-- DATASET EXCERPT start --

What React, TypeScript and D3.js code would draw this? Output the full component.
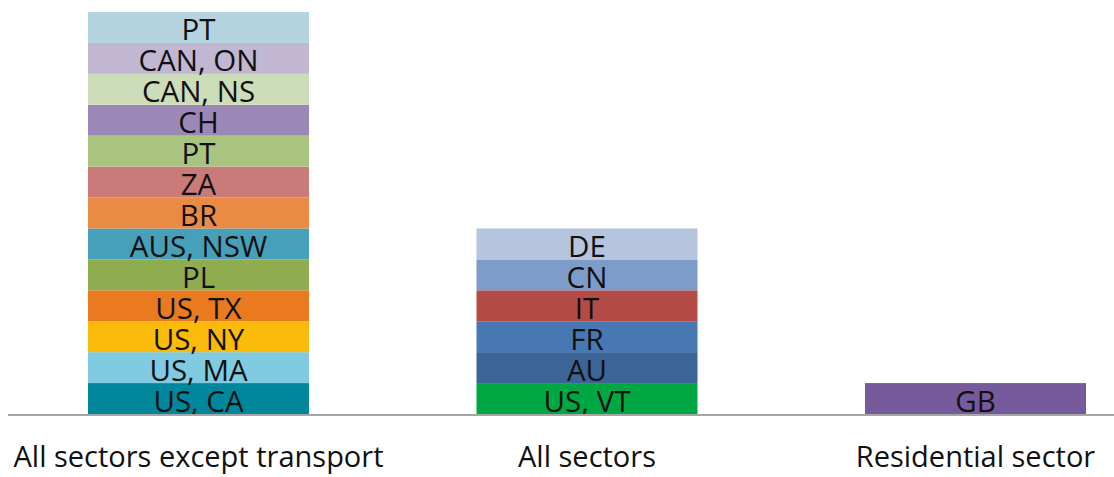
import React from "react";
import * as d3 from "d3";

const categories = ["All sectors except transport", "All sectors", "Residential sector"];

const col1Labels = ["US, CA", "US, MA", "US, NY", "US, TX", "PL", "AUS, NSW", "BR", "ZA", "PT", "CH", "CAN, NS", "CAN, ON", "PT"];
const col1Colors = ["#00879b", "#80cbe1", "#fbbb0a", "#e97a1f", "#8fad4e", "#46a0ba", "#ea8b43", "#ca7b79", "#a9c47f", "#9b88b6", "#cddcb9", "#c2b7d3", "#b4d4df"];

const col2Labels = ["US, VT", "AU", "FR", "IT", "CN", "DE"];
const col2Colors = ["#00a844", "#3b6497", "#4878b3", "#b44b47", "#7e9cc9", "#b6c5de"];

const col3Labels = ["GB"];
const col3Colors = ["#765a9b"];

const columns = [
  { labels: col1Labels, colors: col1Colors },
  { labels: col2Labels, colors: col2Colors },
  { labels: col3Labels, colors: col3Colors },
];

const W = 1114;
const H = 477;

export default function App() {
  const x = d3.scaleBand<string>().domain(categories).range([88, 1086]).paddingInner(0.4311).paddingOuter(0);
  const y = d3.scaleLinear().domain([0, 13]).range([414, 12]);
  const font = "'Open Sans', 'Noto Sans', sans-serif";
  return (
    <svg width={W} height={H} style={{ position: "absolute", left: 0, top: 0, background: "#fff" }}>
      {categories.map((c, ci) => {
        const col = columns[ci];
        const x0 = x(c)!;
        return (
          <g key={c}>
            {col.labels.map((lab, i) => {
              const yTop = y(i + 1);
              const yBot = y(i);
              return (
                <g key={i}>
                  <rect x={x0} y={yTop} width={x.bandwidth()} height={yBot - yTop} fill={col.colors[i]} />
                  <text
                    x={x0 + x.bandwidth() / 2}
                    y={(yTop + yBot) / 2 + 1.5}
                    textAnchor="middle"
                    dominantBaseline="central"
                    fontFamily={font}
                    fontSize={29.5}
                    fill="#111"
                  >
                    {lab}
                  </text>
                </g>
              );
            })}
            <text
              x={x0 + x.bandwidth() / 2}
              y={467}
              textAnchor="middle"
              fontFamily={font}
              fontSize={29}
              fill="#111"
            >
              {c}
            </text>
          </g>
        );
      })}
      <line x1={8} x2={W} y1={415} y2={415} stroke="#a6a6a6" strokeWidth={2} />
    </svg>
  );
}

-- DATASET EXCERPT end --

EXERCISE GOAL -
Leave out any pictures and return exactly the lines from the beginning of the data through the line with "const H = 477;", inclusive.

RESULT FOR THIS TASK -
What React, TypeScript and D3.js code would draw this? Output the full component.
import React from "react";
import * as d3 from "d3";

const categories = ["All sectors except transport", "All sectors", "Residential sector"];

const col1Labels = ["US, CA", "US, MA", "US, NY", "US, TX", "PL", "AUS, NSW", "BR", "ZA", "PT", "CH", "CAN, NS", "CAN, ON", "PT"];
const col1Colors = ["#00879b", "#80cbe1", "#fbbb0a", "#e97a1f", "#8fad4e", "#46a0ba", "#ea8b43", "#ca7b79", "#a9c47f", "#9b88b6", "#cddcb9", "#c2b7d3", "#b4d4df"];

const col2Labels = ["US, VT", "AU", "FR", "IT", "CN", "DE"];
const col2Colors = ["#00a844", "#3b6497", "#4878b3", "#b44b47", "#7e9cc9", "#b6c5de"];

const col3Labels = ["GB"];
const col3Colors = ["#765a9b"];

const columns = [
  { labels: col1Labels, colors: col1Colors },
  { labels: col2Labels, colors: col2Colors },
  { labels: col3Labels, colors: col3Colors },
];

const W = 1114;
const H = 477;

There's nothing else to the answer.